# Picked up a new amp - Vox AC50CPH



## TimH (Feb 4, 2006)

Found one of these at L&M for $620 + tax. $635 if you include the warranty. I'll try my best to post a full review in a few days but the first round is favorable...just played an hour with it and the new Line6 M13 and looks like both are keepers. I know GC has these for $549 all the time (well, until they sell out) so if you're in the market for new tube head with good tones for not too much dough you might consider one of these. Great clean channel and big high gain channel. I think I'll be living in channel 1 most of the time but it's a great channel and the second isn't bad either


----------



## TimH (Feb 4, 2006)

Here's what I posted on another forum for a preliminary review:

After a lot of waffling I decided to pull the trigger on an AC50CPH yesterday. I'm running it through a homemade pine 2x12 box with a 50 watter Weber ceramic blue and English Greenback. Here are a few initial thoughts after my first hour with it. I'll try not to be honeymoonish about it 

*1. Channel 1 is great and worth the price of admission on it's ow*n - The clean channel on this amp is based on the AC30 top boost circuit. While it doesn't sound exactly like an AC30 it certainly captures enough of that vibe for this Voxy fan. The clean and pushed sounds on this amp are really great. You can pick up this amp at GC now for $549 and if you're looking to add a Vox flavor to your tone arsenal this is a great way to do it for quite a bit less than an AC30CCH goes for. 
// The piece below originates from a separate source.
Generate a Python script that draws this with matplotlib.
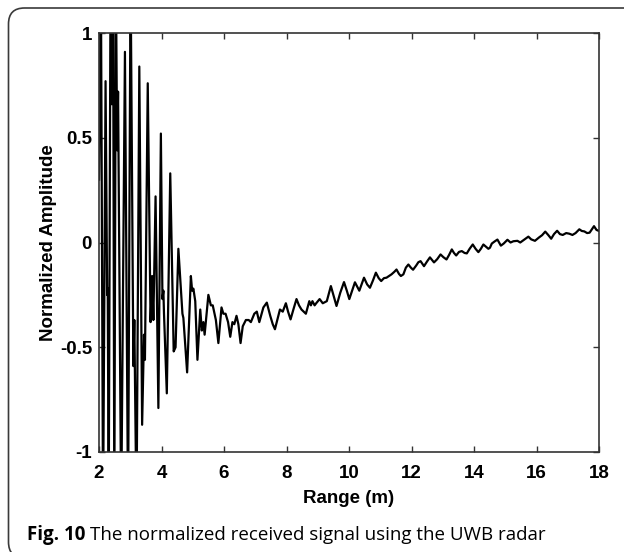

*2. Channel 2 is ok and greatly helped by better speaker*s - Anyone who has played an AC30CC through the stock Wharfdales and then through blues or something else knows these speakers are virtually crap in a can. They're harsh AND flubby. Channel 2 was my main complaint when I tested the amp out before buying. When I retested it with my cab I was very happy to hear the blanket on the tone gone and the low end far more useable than before. This is NOT a metal or hardrock amp IMHO but has a great OD tone for P&W chording. A pedal in channel 1 might be a better lead option as this channel tends toward a bit of a buzzy sound. Perhaps better preamp tubes will be helpful.

*3. The amp takes pedals wel*l - I also picked up a Line6 M13 to try out yesterday (a review for this will come later) and used the 4 cable method and the initial results were very happy. I found most of the drives needed to have the high end rolled off and that they worked better through the clean channel but all in all the amp worked well with the unit. I think I'll be selling off my pedalboard to fund the purchase of an M13. 

Over the next few weeks I hope to try some new tubes with the amp and get a better feel for it's versatility. This amp is not a $2000 amp nor should one expect it to sound that good or be that versatile. For me, I'm really interested in getting a lower cost but flexible and gig worthy rig. The AC50CPH, 2x12 cab, and M13 would cost, brand new, something like $1400. Used it could be had for $1000. It fits the bill for me, gives me tonnes of tones, and feels great. Expect to hear more from me and perhaps a video review later on.


----------



## Bevo (Nov 24, 2006)

Tim

What is the tube set in this one?
Did you try it at the shop with other cabs with different combos of speakers?

Sounded good on YouTube but as you say the 2nd channel is not super high gain.

Nice amp.

VOX has another amp that was a high gain monster, seen a kid playing it at LA and thought it was the 6505 sitting next to him.

Bev


----------



## TimH (Feb 4, 2006)

Hey,

I didn't try it with other cabs except the stock Vox 412 and my 2x12. The tube compliment is 4x12AX7's and 2xEl34B's. I'm hoping some new tubes will help a bit.


----------



## soldierscry (Jan 20, 2008)

was the price for a new or used head?


----------



## TimH (Feb 4, 2006)

that was a used head. However, GuitarCenter and Musicians friend sell these now all the time for $549.99


----------



## droptop88 (Aug 25, 2006)

Excellent Tim. Thanks for the review. 

Heard a guy playing through one of these in the store last night. Sounded great - good value and very giggable. They just got a NT15H which I played through and preferred as I am an EL84 nut. Those EL34's cranking do sound cool though.


----------